As a good member of the only true church, I had been a man being tested. Wow! I actually stopped holding my breath. I realized mistakes were learning opportunities, and making them was how we grew. Doing what I was told was so much simpler. 

Re-calibrating my moral compass was so challenging a task, I couldn’t relax for a moment or the old tapes would loop and re-loop. The reward was the liberating effect, a whole new dimension of understanding. I began living, not for tomorrow’s promises, but for the adventure innate to each day’s experience. It didn’t happen overnight. Inch by inch, mistake by mistake, I was reshaping my life.

Leaving my first set of values was one of the hardest things I ever did. That primary set of cultural software was set deep. It wasn't erased by driving across a state line. I discovered that I had never had to think for myself before.          Choices were complicated at first. Many disastrous.

When you finally experience the reality of independent thought, something happens to the mind. You can’t go back. To try is painful. Cells, alive with excitement, have to be turned off, and you can’t find the switch. There isn’t one. 
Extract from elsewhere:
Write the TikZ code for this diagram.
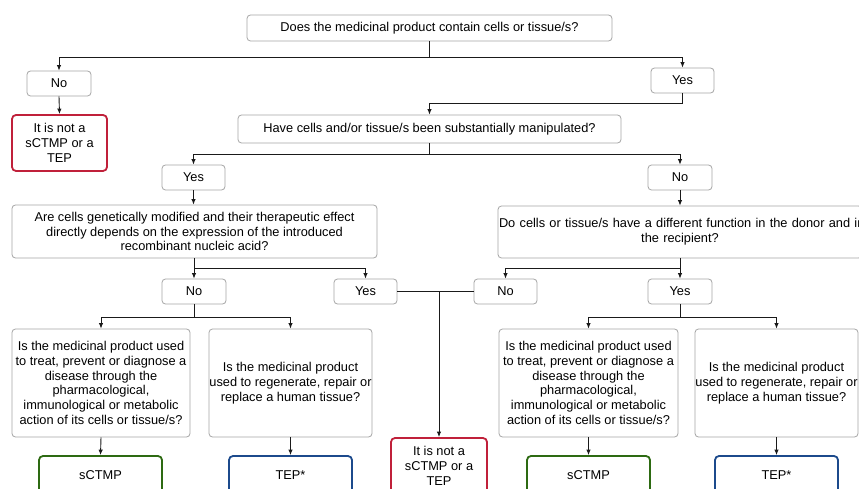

My genetics, experience, and perception were utterly unique, a one-time deal. I was learning by my own mistakes, those tailored to my specifications, and not those designed by someone else to meet their purposes.  My choices and desires created opportunities, problems, and solutions as unique as I was. There were always learning experiences requiring adjustments – customized lessons peculiar to me. Mistakes are as individual as people, and I wanted to make my own choices, determine my own values. Didn’t mean I couldn’t learn from others. Meant I had to be self-responsible. The church fathers were no longer who I looked to for answers. I had to find my own.

I came to realize I’d never known what true democracy was. Instead of being obedient to another’s set of rules, I had to be true to myself. There were other liberating moments. I discovered I had no desire to liberate my family, but I remembered the curtains of life and the shadows behind allowing a child to suffer for the cause of righteousness. 

These were defining moments provoking me into action. I found myself reading books that were not approved by Mormon leadership. The worst thing I did, in my father’s eyes, was to break the silence.

When I read a statement written by the sociologist Dr. Jan Shipps in her Book Sojourner in the Promised Land, separation of church and state took on a significance that blew my hair back. Dr. Shipps said, “Utah is a theocracy.”  Finally I understood. Leaving Zion was taking a ship to the new world. It was a Boston tea party. It was a Declaration of Independence. I needed a Bill of Rights, a personal Bill of Rights. To find it had required a journey.